I'm pretty happy with what I have, but I am wondering if I added an amp to it, would it help me pull in Cleveland too?
What kind of an amp can you/would you use?


----------



## greywolf (Jul 13, 2005)

The one most often mentioned is the Channel Master 7777. However, with your present numbers so high, an amp will probably overload your receiver.


----------



## buzzdalf (Jan 27, 2003)

greywolf said:


> with your present numbers so high, an amp will probably overload your receiver.


I'm not sure what this means. What do you mean by present numbers and also, how does it overload my receiver?


----------



## oljim (Aug 6, 2002)

Your best bet is to get up as high as you can


----------



## nostar (Jun 22, 2003)

buzzdalf said:


> I'm not sure what this means. What do you mean by present numbers and also, how does it overload my receiver?


I think the present numbers are your signal strength readings. Further amplification might cause distortion in your receiver.

From Fremont to Cleveland looks like 75 miles, give or take, but It could be closer or farther depending on where the transmitters are located in Cleveland.

That's quite a distance for UHF reception, even with a mast amplifier, such as the CM 7777.

Maybe you should stay with what you have.


----------



## nostar (Jun 22, 2003)

go to this link and check out the stations. There are too many to mention. Some of them are VHF, channels 2-13, and your antenna will not pick them up. Perhaps a different antenna would have been a better choice.

HTTP://www.antennaweb.org


----------



## buzzdalf (Jan 27, 2003)

Well, I got the antenna I did to get Toledo.

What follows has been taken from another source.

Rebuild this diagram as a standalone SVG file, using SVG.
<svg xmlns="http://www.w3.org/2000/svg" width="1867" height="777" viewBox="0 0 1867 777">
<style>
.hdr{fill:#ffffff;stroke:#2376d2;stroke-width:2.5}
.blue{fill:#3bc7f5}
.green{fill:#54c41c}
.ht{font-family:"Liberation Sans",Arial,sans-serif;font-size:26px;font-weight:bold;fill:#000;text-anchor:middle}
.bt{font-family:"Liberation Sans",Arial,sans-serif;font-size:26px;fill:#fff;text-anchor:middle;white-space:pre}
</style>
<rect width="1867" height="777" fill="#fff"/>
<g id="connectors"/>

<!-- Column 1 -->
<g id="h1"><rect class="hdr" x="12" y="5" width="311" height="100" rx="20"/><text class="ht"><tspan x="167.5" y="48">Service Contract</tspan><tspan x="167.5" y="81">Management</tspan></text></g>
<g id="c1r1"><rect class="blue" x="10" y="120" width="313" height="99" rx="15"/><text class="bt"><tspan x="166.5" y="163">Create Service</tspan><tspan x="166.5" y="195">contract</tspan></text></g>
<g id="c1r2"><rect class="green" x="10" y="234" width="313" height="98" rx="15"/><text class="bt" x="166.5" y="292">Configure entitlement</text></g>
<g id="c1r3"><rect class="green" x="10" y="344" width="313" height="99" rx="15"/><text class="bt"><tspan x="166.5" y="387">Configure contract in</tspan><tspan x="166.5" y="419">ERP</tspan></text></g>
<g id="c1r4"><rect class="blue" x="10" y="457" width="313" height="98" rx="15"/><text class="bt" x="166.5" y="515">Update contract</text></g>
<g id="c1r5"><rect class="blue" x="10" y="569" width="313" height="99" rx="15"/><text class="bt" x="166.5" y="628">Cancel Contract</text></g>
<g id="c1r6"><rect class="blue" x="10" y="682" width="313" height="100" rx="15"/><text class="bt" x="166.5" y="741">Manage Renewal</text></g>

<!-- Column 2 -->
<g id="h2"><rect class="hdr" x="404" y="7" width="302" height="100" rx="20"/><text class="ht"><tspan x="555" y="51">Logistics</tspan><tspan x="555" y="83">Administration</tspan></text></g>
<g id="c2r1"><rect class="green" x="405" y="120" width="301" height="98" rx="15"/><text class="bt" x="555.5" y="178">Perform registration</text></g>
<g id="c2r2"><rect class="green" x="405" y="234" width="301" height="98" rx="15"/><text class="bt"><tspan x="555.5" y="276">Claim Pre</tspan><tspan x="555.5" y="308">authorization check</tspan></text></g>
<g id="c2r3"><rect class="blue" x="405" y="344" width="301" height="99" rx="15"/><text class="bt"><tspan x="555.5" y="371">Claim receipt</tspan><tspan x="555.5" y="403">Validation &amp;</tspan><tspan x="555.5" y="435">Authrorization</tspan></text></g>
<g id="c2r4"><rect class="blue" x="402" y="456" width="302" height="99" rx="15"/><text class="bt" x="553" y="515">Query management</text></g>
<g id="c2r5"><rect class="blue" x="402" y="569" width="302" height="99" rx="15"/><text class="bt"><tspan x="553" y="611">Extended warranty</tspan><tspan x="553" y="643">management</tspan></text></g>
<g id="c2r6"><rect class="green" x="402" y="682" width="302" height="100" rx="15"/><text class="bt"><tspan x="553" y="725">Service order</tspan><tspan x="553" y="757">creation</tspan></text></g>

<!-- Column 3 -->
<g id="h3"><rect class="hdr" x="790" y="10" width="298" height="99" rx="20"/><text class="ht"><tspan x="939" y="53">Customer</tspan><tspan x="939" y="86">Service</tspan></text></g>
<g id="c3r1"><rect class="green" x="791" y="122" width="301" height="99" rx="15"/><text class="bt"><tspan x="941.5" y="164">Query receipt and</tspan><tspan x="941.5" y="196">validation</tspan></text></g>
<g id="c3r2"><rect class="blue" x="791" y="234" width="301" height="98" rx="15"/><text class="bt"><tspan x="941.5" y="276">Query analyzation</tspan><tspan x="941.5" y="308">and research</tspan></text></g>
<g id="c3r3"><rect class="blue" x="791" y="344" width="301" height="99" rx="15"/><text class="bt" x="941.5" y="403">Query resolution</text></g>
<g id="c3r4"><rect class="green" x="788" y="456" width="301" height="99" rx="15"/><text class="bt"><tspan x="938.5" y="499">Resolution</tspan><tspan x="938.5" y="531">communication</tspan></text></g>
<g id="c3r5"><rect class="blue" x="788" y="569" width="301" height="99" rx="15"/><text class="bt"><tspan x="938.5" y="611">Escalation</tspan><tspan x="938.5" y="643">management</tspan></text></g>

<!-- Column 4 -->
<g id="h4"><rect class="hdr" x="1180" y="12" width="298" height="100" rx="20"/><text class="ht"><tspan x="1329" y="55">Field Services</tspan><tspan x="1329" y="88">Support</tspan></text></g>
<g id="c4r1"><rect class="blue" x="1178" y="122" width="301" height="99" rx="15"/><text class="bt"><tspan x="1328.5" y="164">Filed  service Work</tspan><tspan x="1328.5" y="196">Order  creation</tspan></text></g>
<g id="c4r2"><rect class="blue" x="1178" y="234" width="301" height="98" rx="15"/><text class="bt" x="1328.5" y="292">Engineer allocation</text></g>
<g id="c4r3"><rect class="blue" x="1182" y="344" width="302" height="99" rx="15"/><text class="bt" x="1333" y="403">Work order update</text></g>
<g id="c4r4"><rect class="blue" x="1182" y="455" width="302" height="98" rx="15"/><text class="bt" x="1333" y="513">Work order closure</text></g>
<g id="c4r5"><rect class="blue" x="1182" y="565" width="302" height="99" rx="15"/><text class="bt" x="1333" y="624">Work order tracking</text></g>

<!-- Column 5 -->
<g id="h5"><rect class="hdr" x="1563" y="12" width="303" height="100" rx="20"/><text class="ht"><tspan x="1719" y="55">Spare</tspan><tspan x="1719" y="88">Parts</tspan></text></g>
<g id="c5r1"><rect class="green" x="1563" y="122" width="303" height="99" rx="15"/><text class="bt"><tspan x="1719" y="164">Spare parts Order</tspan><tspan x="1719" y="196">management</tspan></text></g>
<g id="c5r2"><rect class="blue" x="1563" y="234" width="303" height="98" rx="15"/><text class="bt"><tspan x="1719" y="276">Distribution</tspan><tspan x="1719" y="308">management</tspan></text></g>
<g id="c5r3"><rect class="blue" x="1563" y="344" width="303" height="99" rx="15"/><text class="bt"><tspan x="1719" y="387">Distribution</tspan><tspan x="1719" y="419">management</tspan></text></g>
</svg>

Once I saw I was getting 15-20% on some of the Cleveland channels it made me wonder if I could get Cleveland if I amplified it.
It's really not that big of a deal to get Cleveland, I am able to get all the major networks in HD now that was my goal.


----------



## Jim5506 (Jun 7, 2004)

Buy a good amplifier (such as mentioned earlier) from a store that will let you bring it back, and give it a try.

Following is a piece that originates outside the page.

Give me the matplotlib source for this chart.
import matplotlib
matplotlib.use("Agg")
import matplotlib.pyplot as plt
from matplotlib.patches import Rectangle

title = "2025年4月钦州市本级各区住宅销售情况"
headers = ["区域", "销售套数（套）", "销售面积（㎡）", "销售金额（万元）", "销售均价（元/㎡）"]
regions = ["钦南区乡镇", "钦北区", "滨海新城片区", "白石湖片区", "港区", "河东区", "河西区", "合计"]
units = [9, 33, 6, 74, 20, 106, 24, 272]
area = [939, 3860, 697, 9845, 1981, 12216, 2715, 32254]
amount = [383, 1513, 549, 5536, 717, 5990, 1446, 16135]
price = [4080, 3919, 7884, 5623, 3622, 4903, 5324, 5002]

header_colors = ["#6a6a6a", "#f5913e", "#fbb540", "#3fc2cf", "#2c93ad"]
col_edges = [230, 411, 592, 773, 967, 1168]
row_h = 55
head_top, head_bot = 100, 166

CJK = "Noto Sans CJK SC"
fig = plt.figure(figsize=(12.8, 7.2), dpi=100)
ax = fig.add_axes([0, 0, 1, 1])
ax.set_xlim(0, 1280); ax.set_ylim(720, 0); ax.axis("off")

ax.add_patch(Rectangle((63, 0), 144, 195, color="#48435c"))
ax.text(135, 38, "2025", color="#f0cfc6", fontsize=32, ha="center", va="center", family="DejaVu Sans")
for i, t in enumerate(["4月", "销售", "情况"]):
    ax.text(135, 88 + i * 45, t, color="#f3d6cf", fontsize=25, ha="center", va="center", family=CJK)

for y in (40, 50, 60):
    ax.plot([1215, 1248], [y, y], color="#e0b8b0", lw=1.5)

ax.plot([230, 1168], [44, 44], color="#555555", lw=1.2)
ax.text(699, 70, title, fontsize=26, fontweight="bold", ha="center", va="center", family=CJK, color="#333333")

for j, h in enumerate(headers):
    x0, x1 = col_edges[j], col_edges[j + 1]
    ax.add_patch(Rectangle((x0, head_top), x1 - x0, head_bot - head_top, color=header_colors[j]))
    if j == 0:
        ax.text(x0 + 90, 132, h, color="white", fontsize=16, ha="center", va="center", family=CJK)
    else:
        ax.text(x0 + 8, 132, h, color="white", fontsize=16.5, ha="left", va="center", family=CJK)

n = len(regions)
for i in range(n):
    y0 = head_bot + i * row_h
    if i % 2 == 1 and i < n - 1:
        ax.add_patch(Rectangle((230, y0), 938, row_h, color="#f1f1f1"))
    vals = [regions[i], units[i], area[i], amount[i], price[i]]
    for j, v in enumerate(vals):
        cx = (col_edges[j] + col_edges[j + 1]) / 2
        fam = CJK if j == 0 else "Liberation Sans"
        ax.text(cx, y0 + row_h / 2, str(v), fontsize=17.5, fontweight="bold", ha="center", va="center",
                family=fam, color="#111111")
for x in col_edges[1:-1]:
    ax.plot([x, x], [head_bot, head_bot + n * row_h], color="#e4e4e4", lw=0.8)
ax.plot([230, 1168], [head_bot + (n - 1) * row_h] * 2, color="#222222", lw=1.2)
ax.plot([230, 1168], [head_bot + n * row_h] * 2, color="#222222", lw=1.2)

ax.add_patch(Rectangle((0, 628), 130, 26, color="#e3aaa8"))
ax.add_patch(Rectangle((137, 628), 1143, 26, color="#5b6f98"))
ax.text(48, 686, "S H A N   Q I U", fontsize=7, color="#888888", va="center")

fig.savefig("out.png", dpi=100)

Digital TV is in the first 10 year beta-testing stage, even stations are still figuring out what works and what does not.

Analog TV was around for 20 years or more before it started to settle down.



buzzdalf said:


> Well, I got the antenna I did to get Toledo. Once I saw I was getting 15-20% on some of the Cleveland channels it made me wonder if I could get Cleveland if I amplified it.
> It's really not that big of a deal to get Cleveland, I am able to get all the major networks in HD now that was my goal.


----------